Вытащив из кармана ржавый, но полезный гвоздь, ночной скиталец прошел по стене вправо, завернул за угол и приблизился к первому окну в торце здания. Так, сейчас расковыряем замазку, загнем гвоздики, вытащим стеклышко. Не разбить бы!.. Холодно, черт возьми, без перчаток! Но в них работать неудобно. Торопиться не стоит, спешка нам ни к чему. Толика терпения, и мы в тепле!
Во тьме метельной ночи замазка кусочками отваливалась от окна и летела в снег. Был загнут в дерево рамы один тонкий гвоздик, другой… Вдруг между тучами вспыхнул короткий просвет, и Хитрово-Квашнин ясно различил, что через стекло на него смотрят глаза! Нет, не больного разбойника, и не отраженье его очей… Это были красивые глаза… юной девушки! Боже, это еще что такое? Как это может быть?!
Выставив, наконец, стекло и осторожно прислонив его к стене, он громким шепотом спросил:
– Кто вы, сударыня?.. Не бойтесь, я не причиню вам вреда!
– Я девица из дворян Юлия Вячеслова, – послышался шепот. – А вы кто?
– Штабс-ротмистр Хитрово-Квашнин, петродарский помещик. Остановился здесь на ночлег, вот спасаюсь теперь от разбойников и холода.
– Они убили мою маму, нашего кучера, – задрожал тонкий голосок, – а меня запрятали сюда. Я слышала, как… как вы приехали… Но боялась… боялась что-либо сказать… Меня запугали.

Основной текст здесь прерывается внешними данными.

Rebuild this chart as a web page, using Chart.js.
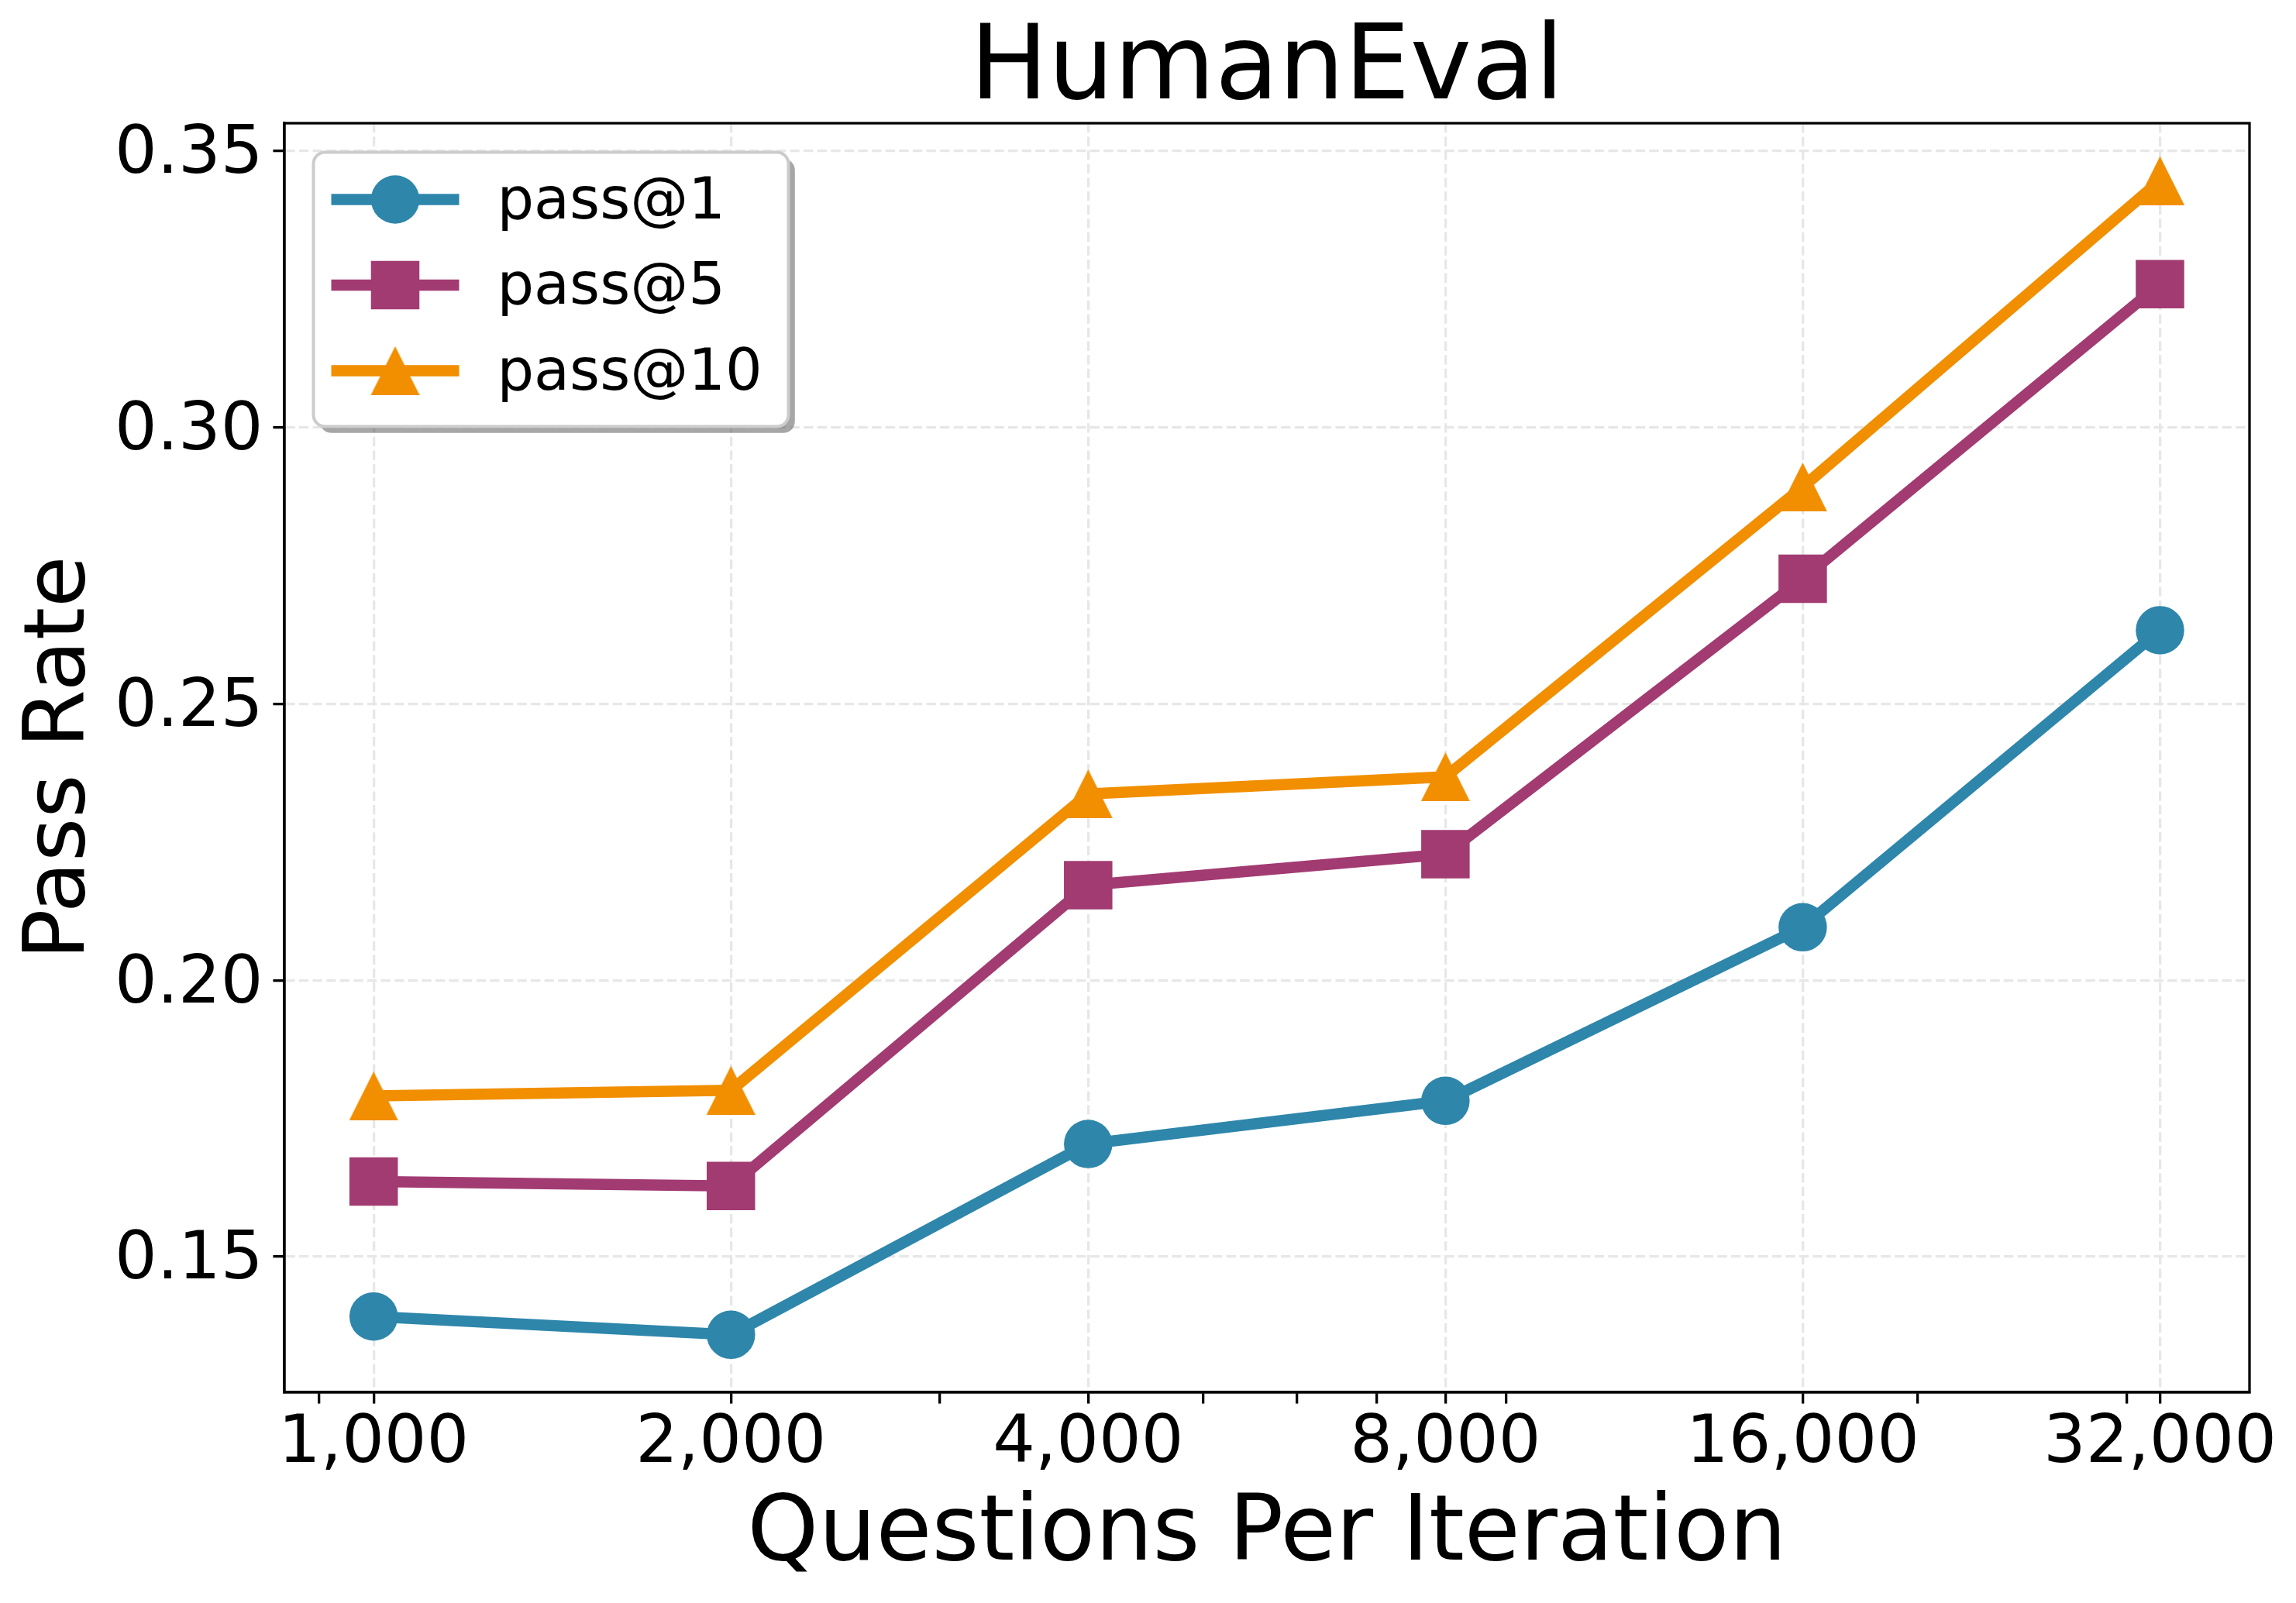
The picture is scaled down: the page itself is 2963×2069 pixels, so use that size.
<!DOCTYPE html>
<html>
<head>
<meta charset="utf-8">
<title>HumanEval</title>
<script src="https://cdn.jsdelivr.net/npm/chart.js@4.4.1/dist/chart.umd.min.js"></script>
<style>
  html, body { margin: 0; padding: 0; background: #fff; }
  canvas { display: block; }
</style>
</head>
<body>
<canvas id="chart" width="2963" height="2069"></canvas>
<script>
// questions per iteration (x axis, log scale)
const questions = [1000, 2000, 4000, 8000, 16000, 32000];
// pass rates
const pass1 = [0.1392, 0.1359, 0.1704, 0.1782, 0.2096, 0.2633];
const pass5 = [0.1636, 0.1628, 0.2172, 0.2228, 0.2726, 0.3259];
const pass10 = [0.1791, 0.1801, 0.2337, 0.2368, 0.2892, 0.3446];
// series names and colours
const seriesNames = ['pass@1', 'pass@5', 'pass@10'];
const seriesColors = ['#2E86AB', '#A23B72', '#F18F01'];
// ticks
const yTicks = [0.15, 0.20, 0.25, 0.30, 0.35];
const xMinorTicks = [900, 3000, 5000, 6000, 7000, 9000, 20000, 30000];

Chart.defaults.font.family = "'DejaVu Sans', sans-serif";
Chart.defaults.color = '#000';

// matplotlib style '^' marker (centred on its box, not its centroid)
function triangleMarker(size, color) {
	const c = document.createElement('canvas');
	c.width = size;
	c.height = size;
	const g = c.getContext('2d');
	g.fillStyle = color;
	g.beginPath();
	g.moveTo(size / 2, 0);
	g.lineTo(size, size);
	g.lineTo(0, size);
	g.closePath();
	g.fill();
	return c;
}

const markerStyles = ['circle', 'rect', triangleMarker(63, seriesColors[2])];
const markerRadius = [31.25, 44.2, 31.5];
const allSeries = [pass1, pass5, pass10];

const datasets = allSeries.map((vals, i) => ({
	label: seriesNames[i],
	data: questions.map((q, j) => ({ x: q, y: vals[j] })),
	borderColor: seriesColors[i],
	backgroundColor: seriesColors[i],
	pointBackgroundColor: seriesColors[i],
	borderWidth: 14.6,
	borderJoinStyle: 'round',
	pointStyle: markerStyles[i],
	pointRadius: markerRadius[i],
	pointBorderWidth: 0,
	tension: 0,
	order: seriesNames.length - i,
}));

// top and right spines
const frame = {
	id: 'frame',
	afterDatasetsDraw(chart) {
		const { ctx, chartArea: a } = chart;
		ctx.save();
		ctx.strokeStyle = '#000';
		ctx.lineWidth = 3.3;
		ctx.strokeRect(a.left, a.top, a.right - a.left, a.bottom - a.top);
		ctx.restore();
	},
};

// legend with line + marker handles, shadow and rounded frame
const legendBox = {
	id: 'legendBox',
	afterDraw(chart) {
		const { ctx, chartArea } = chart;
		const x = chartArea.left + 37.5;
		const y = chartArea.top + 37.5;
		const w = 613, h = 354, r = 15;
		ctx.save();
		ctx.fillStyle = 'rgba(77,77,77,0.5)';
		ctx.beginPath();
		ctx.roundRect(x + 8.3, y + 8.3, w, h, r);
		ctx.fill();
		ctx.fillStyle = '#fff';
		ctx.strokeStyle = '#cccccc';
		ctx.lineWidth = 4;
		ctx.beginPath();
		ctx.roundRect(x, y, w, h, r);
		ctx.fill();
		ctx.stroke();

		chart.data.datasets.forEach((ds, i) => {
			const rowY = y + 61 + i * 110.5;
			ctx.strokeStyle = ds.borderColor;
			ctx.lineWidth = ds.borderWidth;
			ctx.beginPath();
			ctx.moveTo(x + 23, rowY);
			ctx.lineTo(x + 188, rowY);
			ctx.stroke();
			ctx.fillStyle = ds.pointBackgroundColor;
			Chart.helpers.drawPoint(ctx, {
				pointStyle: ds.pointStyle,
				radius: ds.pointRadius,
				rotation: 0,
				borderWidth: 0,
			}, x + 105.5, rowY);
			ctx.fillStyle = '#000';
			ctx.font = "75px 'DejaVu Sans'";
			ctx.textAlign = 'left';
			ctx.textBaseline = 'middle';
			ctx.fillText(ds.label, x + 237, rowY + 5);
		});
		ctx.restore();
	},
};

const gridColor = '#e7e7e7';

new Chart(document.getElementById('chart'), {
	type: 'line',
	plugins: [frame, legendBox],
	data: { datasets: datasets },
	options: {
		responsive: false,
		devicePixelRatio: 1,
		animation: false,
		events: [],
		layout: { padding: { left: 0, right: 60, top: 0, bottom: 0 } },
		plugins: {
			legend: { display: false },
			tooltip: { enabled: false },
			title: {
				display: true,
				text: 'HumanEval',
				fullSize: false,
				color: '#000',
				font: { size: 134, weight: 'normal', lineHeight: 0.85 },
				padding: { top: 35.5, bottom: 9.6 },
			},
		},
		scales: {
			x: {
				type: 'logarithmic',
				min: 841,
				max: 38070,
				afterBuildTicks: (scale) => {
					scale.ticks = questions.map((v) => ({ value: v, major: true }))
						.concat(xMinorTicks.map((v) => ({ value: v, major: false })))
						.sort((a, b) => a.value - b.value);
				},
				afterFit: (scale) => { scale.height = 272; },
				ticks: {
					autoSkip: false,
					maxRotation: 0,
					minRotation: 0,
					padding: 10,
					color: '#000',
					font: { size: 86, lineHeight: 1 },
					callback: function (value, index, ticks) {
						return ticks[index].major ? Number(value).toLocaleString('en-US') : '';
					},
				},
				grid: {
					color: (c) => (c.tick && c.tick.major ? gridColor : 'rgba(0,0,0,0)'),
					lineWidth: 3.3,
					tickColor: '#000',
					tickWidth: 3.3,
					tickLength: 14.6,
					tickBorderDash: [],
				},
				border: { display: true, color: '#000', width: 3.3, dash: [12.3, 5.3] },
				title: {
					display: true,
					text: 'Questions Per Iteration',
					color: '#000',
					font: { size: 117, lineHeight: 1 },
					padding: { top: 0, bottom: 27.5 },
				},
			},
			y: {
				min: 0.1255,
				max: 0.355,
				afterBuildTicks: (scale) => {
					scale.ticks = yTicks.map((v) => ({ value: v }));
				},
				afterFit: (scale) => { scale.width = 367; },
				ticks: {
					padding: 13,
					labelOffset: 6,
					color: '#000',
					font: { size: 86 },
					callback: (v) => Number(v).toFixed(2),
				},
				grid: {
					color: gridColor,
					lineWidth: 3.3,
					tickColor: '#000',
					tickWidth: 3.3,
					tickLength: 14.6,
					tickBorderDash: [],
				},
				border: { display: true, color: '#000', width: 3.3, dash: [12.3, 5.3] },
				title: {
					display: true,
					text: 'Pass Rate',
					color: '#000',
					font: { size: 108, lineHeight: 1 },
					padding: { top: 25.5, bottom: 0 },
				},
			},
		},
	},
});
</script>
</body>
</html>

Ах, сволочи! Вот, оказывается, какой здесь больной! Мать они ограбили и убили, а дочь для забав или чего другого оставили в живых! Теперь понятно, откуда взялась в бричке узенькая перчатка, ясно, о чем умолчал Пафнутий!..
Через минуту дворянин забрался внутрь. Сразу же, дабы не упускать тепло, попросил подушку, чтобы заткнуть дыру в окне. Немного привыкнув к темноте комнаты, стал различать контуры худенькой девичьей фигуры.
– Присаживайтесь на стул, – также шепотом произнесла Юлия. – Он там, в углу. Я сяду в изголовье кровати.
Хитрово-Квашнин присел, хотел было достать трубку, но передумал.
– Хм-м, вот ведь как вышло… Главарь, представившись купцом, убедил меня, что в этой комнате лежит его помощник, страдающий заразной болезнью… Кстати, он часто заглядывает сюда?
– Разговаривал со мной два раза, приносил еду. Твердил, что убьет, если я хотя бы пикну. Стращала меня с самого начала и эта подлая Калерия. Это она убила маму, проклятая!
Плечи девушки затряслись, она тихо и горько заплакала.